For example, for finding how many ConfigurationSets are linked to more than one Dataset:
client.configuration_sets.count_documents(
{'relationships.datasets.1': {'$exists': True}}
)
Get distinct fields
Get a set of all existing values of a given field:
# Get a list of the unique property types in the Database
client.properties.distinct('type')
Count occurrences
Aggregation pipelines can be extremely useful, but may be more difficult to understand for new users of Mongo.
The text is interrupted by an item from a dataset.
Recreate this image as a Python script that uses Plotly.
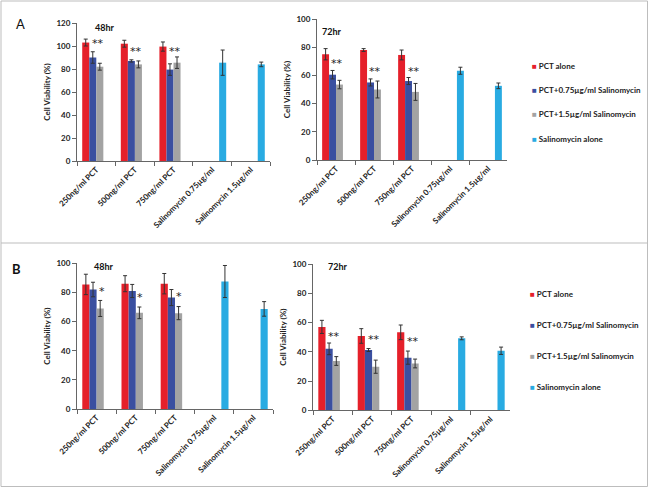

The example below shows how to use aggregation to count the occurrences of each Configuration label.
cursor = client.configurations.aggregate([
# by default, matches to all documents in the collection
# $unwind: create a new document, once for each value in the 'labels'
# field
{'$unwind': '$labels'},
# $group: group the documents based on their label field, and count
{'$group': {'_id': '$labels', 'count': {'$sum': 1}}}
])
sorted(cursor, key=lambda x: x['count'], reverse=True)
Get Datasets linked to ConfigurationSets
The example below shows how to use aggregation to obtain a list of all ConfigurationSets in the Database, with the names of their linked Datasets.
cursor = client.configuration_sets.aggregate([
# $project: only return the requested fields for each document
{'$project': {'relationships.datasets': 1}},
# $unwind: create a new document for each element in an array
{'$unwind': '$relationships.datasets'},
# $project: only return the renamed field
{'$project': {'ds_id': '$relationships.datasets'}},
# $lookup: pull the Dataset document with the given ID
{'$lookup': {
# pull from the 'datasets' collection
'from': 'datasets',
# match the local field 'ds_id' to the '_id' field in 'datasets'
'localField': 'ds_id',
'foreignField': '_id',
# attach the Dataset document under the name 'linked_ds'
'as': 'linked_ds'
}},
# $project: only return the name of the linke Dataset
{'$project': {'ds_name': '$linked_ds.name'}}
])
sorted(list(cursor), key=lambda x: x['ds_name'][0].lower())